■ Given problem
Repeat exactly, and only, the lines from the one that contains "Convert this chart" to the one that contains "const VAL_SX = 0.87;", both ends included. Omit every picture.

■ The records
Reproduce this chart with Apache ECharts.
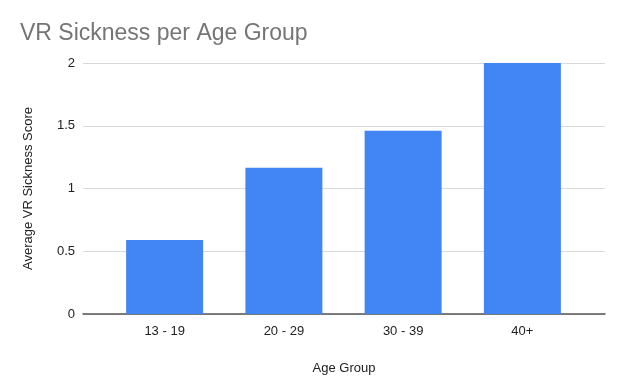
<!DOCTYPE html>
<html><head><meta charset="utf-8">
<script src="https://cdn.jsdelivr.net/npm/echarts@6/dist/echarts.min.js"></script>
<style>html,body{margin:0;padding:0;background:#fff}#c{width:623px;height:389px}</style>
</head><body><div id="c"></div>
<script>
var categories = ['13 - 19', '20 - 29', '30 - 39', '40+'];
var scores = [0.59, 1.165, 1.46, 2.0];
var yTicks = [0, 0.5, 1, 1.5, 2];

var chart = echarts.init(document.getElementById('c'));
var font = 'Arial, "Liberation Sans", sans-serif';
chart.setOption({
  animation: false,
  title: {text: 'VR Sickness per Age Group', left: 15, top: 17,
    textStyle: {fontFamily: font, fontSize: 23, fontWeight: 'normal', color: '#757575'}},
  grid: [
    {left: 83, right: 18, top: 63, bottom: 75},
    {left: 105, right: 41, top: 63, bottom: 75}
  ],
  xAxis: [
    {gridIndex: 0, type: 'value', min: 0, max: 1, show: true,
      axisLine: {show: true, onZero: false, lineStyle: {color: '#555', width: 1.5}},
      axisTick: {show: false}, axisLabel: {show: false}, splitLine: {show: false},
      name: 'Age Group', nameLocation: 'middle', nameGap: 48,
      nameTextStyle: {fontFamily: font, fontSize: 13, color: '#222'}},
    {gridIndex: 1, type: 'category', data: categories,
      axisLine: {show: false}, axisTick: {show: false},
      axisLabel: {fontFamily: font, fontSize: 13, color: '#222', margin: 11}}
  ],
  yAxis: [
    {gridIndex: 0, type: 'value', min: yTicks[0], max: yTicks[yTicks.length-1], interval: 0.5,
      axisLine: {show: false}, axisTick: {show: false},
      axisLabel: {fontFamily: font, fontSize: 13, color: '#222', margin: 8},
      splitLine: {lineStyle: {color: '#d9d9d9'}},
      name: 'Average VR Sickness Score', nameLocation: 'middle', nameGap: 48,
      nameTextStyle: {fontFamily: font, fontSize: 13, color: '#222'}},
    {gridIndex: 1, type: 'value', min: yTicks[0], max: yTicks[yTicks.length-1], interval: 0.5, show: false}
  ],
  series: [{
    type: 'bar', xAxisIndex: 1, yAxisIndex: 1, data: scores, barWidth: 77,
    itemStyle: {color: '#4285F4'}, z: 1
  }]
});
</script></body></html>
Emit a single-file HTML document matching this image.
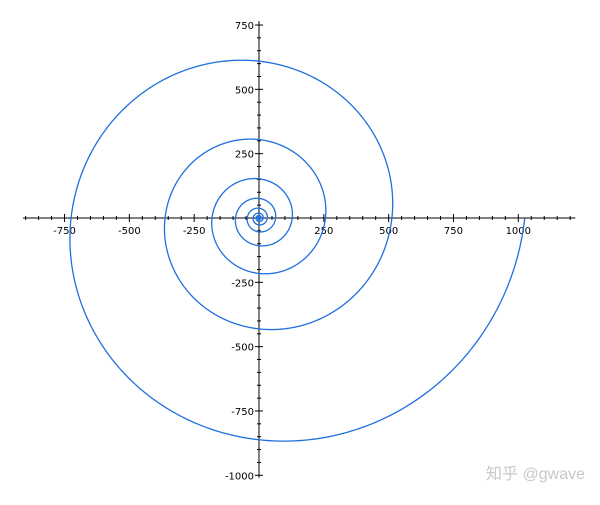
<!DOCTYPE html>
<html><head><meta charset="utf-8"><style>
body{margin:0;background:#fff;}
text{font-family:"DejaVu Sans","Liberation Sans",sans-serif;font-size:10px;fill:#000;}
</style></head><body>
<svg id="chart" width="600" height="500" xmlns="http://www.w3.org/2000/svg">
<g id="axes"></g>
<path id="spiral" fill="none" stroke="#1f6fe0" stroke-width="1.3"/>
<text x="585" y="479" text-anchor="end" style="font-family:'Liberation Sans','Noto Sans CJK SC',sans-serif;font-size:16px;fill:#c8c8c8">知乎 @gwave</text>
</svg>
<script>
const xTicks=[-750,-500,-250,250,500,750,1000];
const yTicks=[750,500,250,-250,-500,-750,-1000];
const startRadius=[1025];
const growthPerTurn=[2];
const turns=[10];
const xRange=[-910,1220];
const yRange=[-1010,765];
function sx(v){return 259+v*0.2593;}
function sy(v){return 218-v*0.2573;}
const NS="http://www.w3.org/2000/svg";
const axes=document.getElementById('axes');
function line(x1,y1,x2,y2,name){const l=document.createElementNS(NS,'line');
l.setAttribute('x1',x1);l.setAttribute('y1',y1);l.setAttribute('x2',x2);l.setAttribute('y2',y2);
l.setAttribute('stroke','#000');l.setAttribute('stroke-width','1');


axes.appendChild(l);}
function text(x,y,s,anchor,name){const t=document.createElementNS(NS,'text');
t.setAttribute('x',x);t.setAttribute('y',y);t.setAttribute('text-anchor',anchor);t.textContent=s;


axes.appendChild(t);}
line(sx(xRange[0]),sy(0),sx(xRange[1]),sy(0),'x-axis');
line(sx(0),sy(yRange[0]),sx(0),sy(yRange[1]),'y-axis');
for(let v=-900;v<=1200;v+=50){if(v===0)continue;const major=v%250===0;const h=major?4:2;
line(sx(v),sy(0)-h,sx(v),sy(0)+h,'x-tick');}
for(let v=-1000;v<=750;v+=50){if(v===0)continue;const major=v%250===0;const h=major?4:2;
line(sx(0)-h,sy(v),sx(0)+h,sy(v),'y-tick');}
xTicks.forEach(v=>text(sx(v),sy(0)+16,String(v),'middle','x-tick-label'));
yTicks.forEach(v=>text(sx(0)-5,sy(v)+4,String(v),'end','y-tick-label'));
let d='';const N=4000;
for(let i=0;i<=N;i++){const th=-turns[0]*2*Math.PI*i/N;
const r=startRadius[0]*Math.pow(growthPerTurn[0],th/(2*Math.PI));
const x=sx(r*Math.cos(th)),y=sy(r*Math.sin(th));
d+=(i?'L':'M')+x.toFixed(2)+' '+y.toFixed(2);}
document.getElementById('spiral').setAttribute('d',d);
</script>
</body></html>
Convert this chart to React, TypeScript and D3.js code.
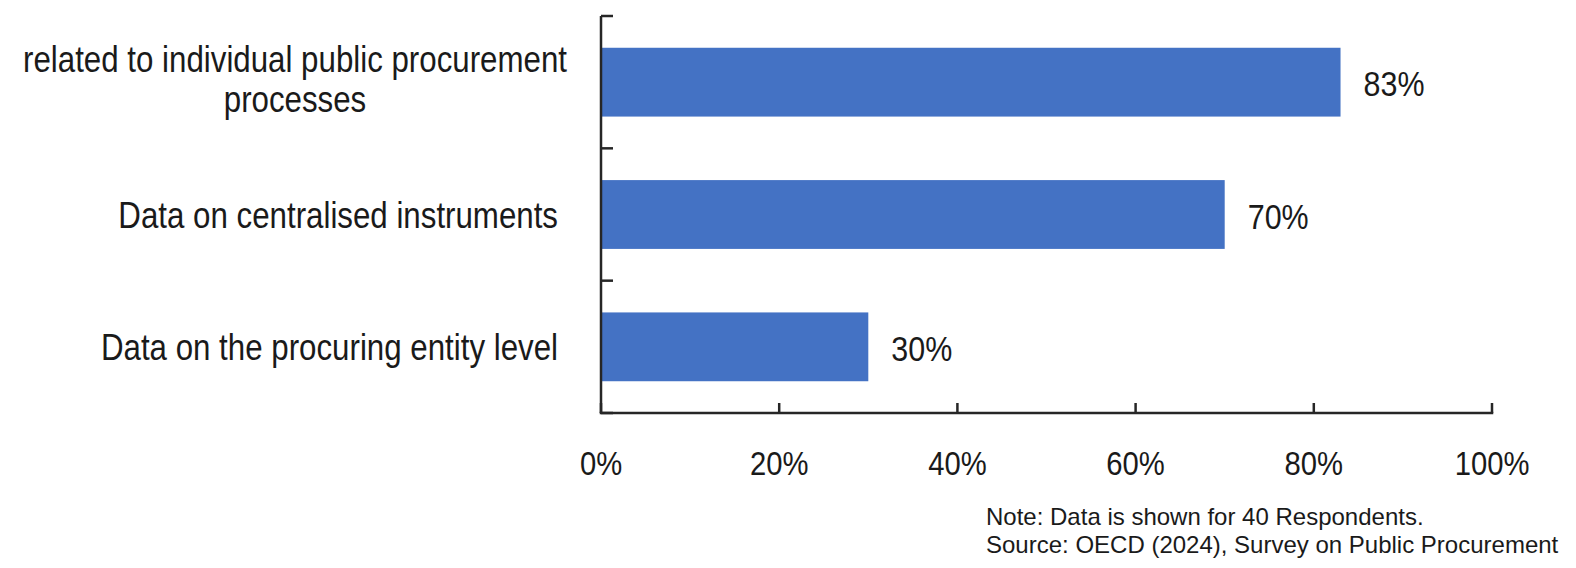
import React from "react";
import * as d3 from "d3";

const categories: string[][] = [
  ["related to individual public procurement", "processes"],
  ["Data on centralised instruments"],
  ["Data on the procuring entity level"],
];
const values: number[] = [0.83, 0.7, 0.3];
const valueLabels: string[] = ["83%", "70%", "30%"];
const xTicks: number[] = [0, 0.2, 0.4, 0.6, 0.8, 1.0];
const notes: string[] = [
  "Note: Data is shown for 40 Respondents.",
  "Source: OECD (2024), Survey on Public Procurement",
];

const W = 1576;
const H = 568;
const FONT = "'Liberation Sans', Arial, Helvetica, sans-serif";
const TEXT = "#1a1a1a";
const BAR = "#4472C4";
const AXIS = "#262626";

const LABEL_SIZE = 37;
const LABEL_SX = 0.845;
const TICK_SIZE = 34;
const TICK_SX = 0.86;
const VAL_SIZE = 35;
const VAL_SX = 0.87;

let ctx: CanvasRenderingContext2D | null = null;
function measure(t: string, size: number): number {
  if (!ctx) {
    const c = document.createElement("canvas");
    ctx = c.getContext("2d");
  }
  if (!ctx) return t.length * size * 0.5;
  ctx.font = `${size}px ${FONT}`;
  return ctx.measureText(t).width;
}

function SText(props: {
  x: number;
  y: number;
  sx: number;
  size: number;
  anchor: string;
  children: string;
}) {
  return (
    <text
      transform={`translate(${props.x},${props.y}) scale(${props.sx},1)`}
      textAnchor={props.anchor}
      fontFamily={FONT}
      fontSize={props.size}
      fill={TEXT}
    >
      {props.children}
    </text>
  );
}

export default function App() {
  const x = d3.scaleLinear().domain([0, 1]).range([601, 1492]);
  const idx = categories.map((_, i) => String(i));
  const y = d3
    .scaleBand<string>()
    .domain(idx)
    .range([16, 413])
    .paddingInner(0.48)
    .paddingOuter(0.24);
  const step = y.step();
  const bandEdges = d3.range(categories.length + 1).map((i) => 16 + i * step);
  const labelRight = 563;
  const lineH = 40;

  return (
    <svg
      width={W}
      height={H}
      style={{ position: "absolute", left: 0, top: 0, background: "#fff" }}
    >
      <rect x={0} y={0} width={W} height={H} fill="#fff" />
      {values.map((v, i) => (
        <rect
          key={"b" + i}
          x={x(0)}
          y={y(String(i))!}
          width={x(v) - x(0)}
          height={y.bandwidth()}
          fill={BAR}
        />
      ))}
      {values.map((v, i) => (
        <SText
          key={"v" + i}
          x={x(v) + 23}
          y={y(String(i))! + y.bandwidth() / 2 + 14}
          sx={VAL_SX}
          size={VAL_SIZE}
          anchor="start"
        >
          {valueLabels[i]}
        </SText>
      ))}
      <line x1={x(0)} x2={x(0)} y1={16} y2={413} stroke={AXIS} strokeWidth={2.5} />
      <line x1={x(0) - 1.25} x2={x(1) + 1.25} y1={413} y2={413} stroke={AXIS} strokeWidth={2.5} />
      {bandEdges.map((e, i) => (
        <line key={"yt" + i} x1={x(0)} x2={x(0) + 12} y1={e} y2={e} stroke={AXIS} strokeWidth={2.5} />
      ))}
      {xTicks.map((t, i) => (
        <line key={"xt" + i} x1={x(t)} x2={x(t)} y1={413} y2={403} stroke={AXIS} strokeWidth={2.5} />
      ))}
      {xTicks.map((t, i) => (
        <SText
          key={"xl" + i}
          x={x(t)}
          y={475}
          sx={TICK_SX}
          size={TICK_SIZE}
          anchor="middle"
        >
          {d3.format(".0%")(t)}
        </SText>
      ))}
      {categories.map((lines, i) => {
        const c = y(String(i))! + y.bandwidth() / 2;
        const widths = lines.map((l) => measure(l, LABEL_SIZE) * LABEL_SX);
        const wMax = Math.max(...widths);
        const cx = labelRight + 4 - wMax / 2;
        const first = c + 13 - ((lines.length - 1) * lineH) / 2 - (lines.length > 1 ? 3 : 0);
        return lines.map((l, j) => (
          <SText
            key={"c" + i + "_" + j}
            x={lines.length > 1 ? cx : labelRight - 5}
            y={first + j * lineH}
            sx={LABEL_SX}
            size={LABEL_SIZE}
            anchor={lines.length > 1 ? "middle" : "end"}
          >
            {l}
          </SText>
        ));
      })}
      {notes.map((n, i) => (
        <text
          key={"n" + i}
          x={986}
          y={525 + i * 28}
          fontFamily={FONT}
          fontSize={24}
          fill={TEXT}
        >
          {n}
        </text>
      ))}
    </svg>
  );
}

■ Finished answer
Convert this chart to React, TypeScript and D3.js code.
import React from "react";
import * as d3 from "d3";

const categories: string[][] = [
  ["related to individual public procurement", "processes"],
  ["Data on centralised instruments"],
  ["Data on the procuring entity level"],
];
const values: number[] = [0.83, 0.7, 0.3];
const valueLabels: string[] = ["83%", "70%", "30%"];
const xTicks: number[] = [0, 0.2, 0.4, 0.6, 0.8, 1.0];
const notes: string[] = [
  "Note: Data is shown for 40 Respondents.",
  "Source: OECD (2024), Survey on Public Procurement",
];

const W = 1576;
const H = 568;
const FONT = "'Liberation Sans', Arial, Helvetica, sans-serif";
const TEXT = "#1a1a1a";
const BAR = "#4472C4";
const AXIS = "#262626";

const LABEL_SIZE = 37;
const LABEL_SX = 0.845;
const TICK_SIZE = 34;
const TICK_SX = 0.86;
const VAL_SIZE = 35;
const VAL_SX = 0.87;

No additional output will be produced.